A woman is reflected on a screen showing Toyota Motor Corp's Prius hybrid car at the company's showroom in Tokyo, June 14, 2016. REUTERS/Toru Hanai

During his campaign that got him elected as the next president of the United States, Donald Trump often spoke about how he would keep jobs in the country. And even before taking office, he seems to be trying to do that using his favorite weapon: Twitter.

He has publicly attacked and tried to shame numerous companies in the last one month, referring to negotiations regarding their plans to open plants in or move jobs to other countries, on his Twitter account. The list includes air conditioner manufacturer Carrier, air plane makers Boeing and Lockheed Martin, as well as automaker General Motors. He also routinely targeted Ford Motor while on the campaign trail.

And in a tweet Thursday, Trump picked on another automaker, this time a non-U.S. company.

Toyota Motor Corp., the world’s largest automaker, has manufacturing plants in many places across the world. Its vehicles made in Mexico account for less than 10 percent of its sales in the U.S., according to estimates. Along with other Japanese car manufacturers — Honda, Mazda and Nissan — it produced about 1.4 million vehicles in Mexico in the financial year ended March 2016, and production is planned to be ramped up to 1.9 million vehicles by 2019, according to Japan External Trade Organization.

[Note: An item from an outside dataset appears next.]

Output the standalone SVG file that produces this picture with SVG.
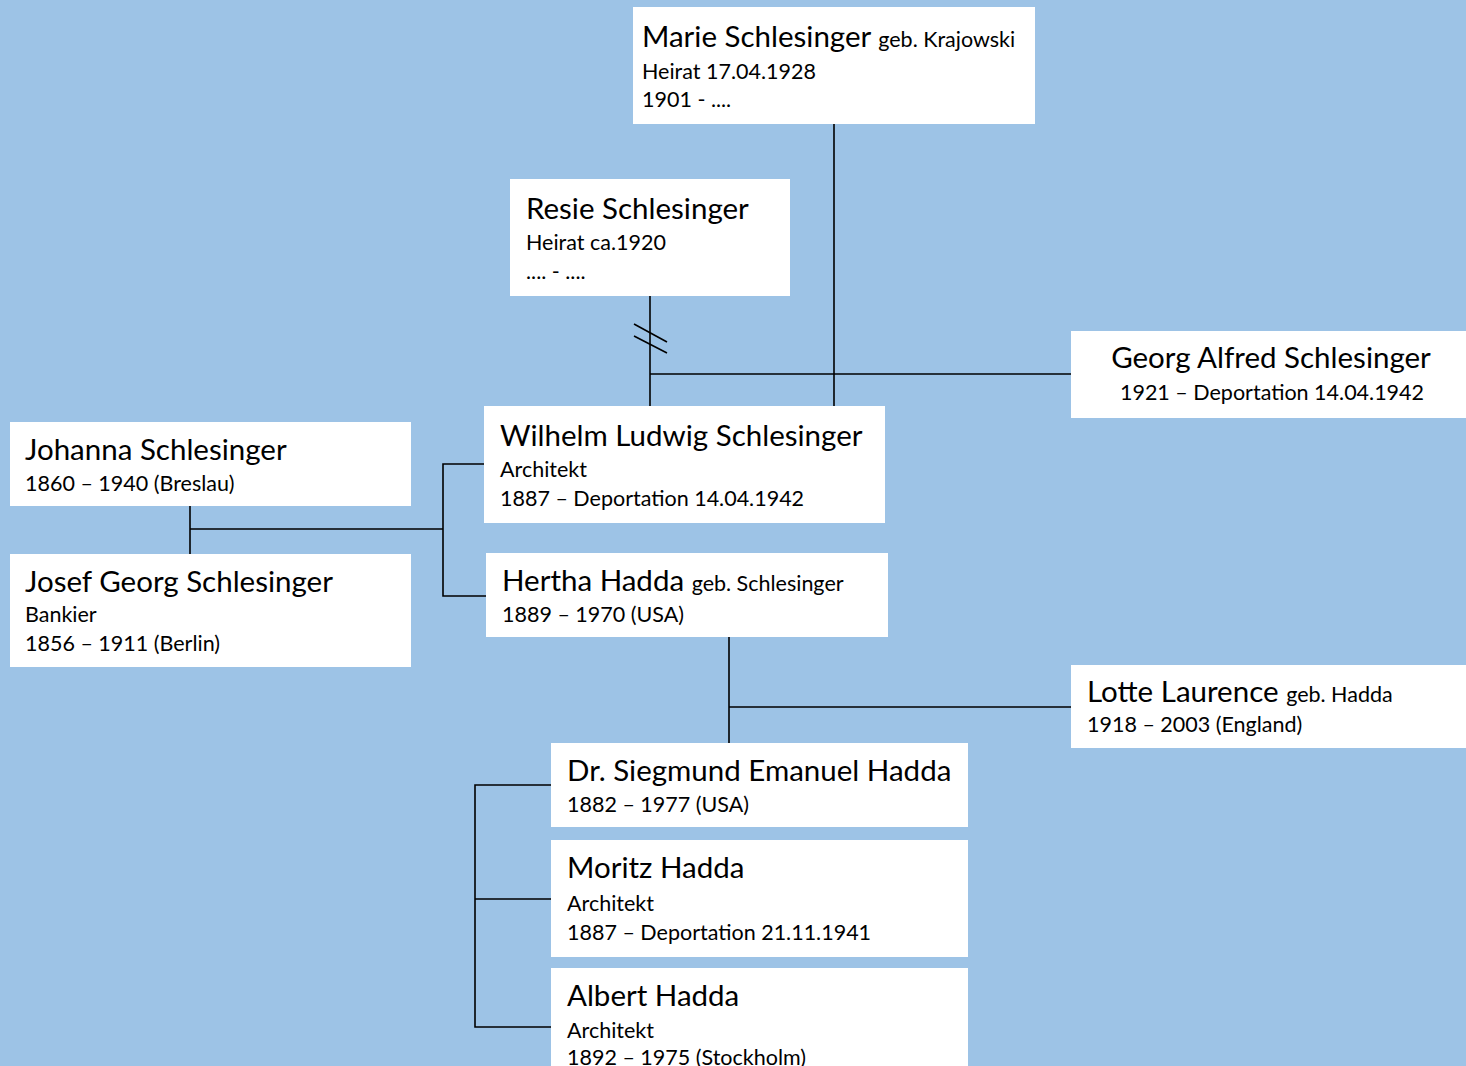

However, the total production in Mexico is only a fraction of the number of cars the same companies produce in the U.S. The top three Japanese automakers produced about 4 million vehicles in the U.S. in 2015, Reuters reported.

And according to estimates by JP Morgan, an increase in tariffs on cars imported from Mexico will have an impact of only about 0.7 percent on the operating profit of Toyota. None of the Japanese automakers have any plans to change their operations, at least as of now.

But the stock market still punished Toyota, whose shares dropped 1.69 percent on the Tokyo Stock Exchange during Friday trade. Its ADR shares traded on the New York Stock Exchange were lower by 0.57 percent during trade Thursday and fell another 0.42 percent after hours.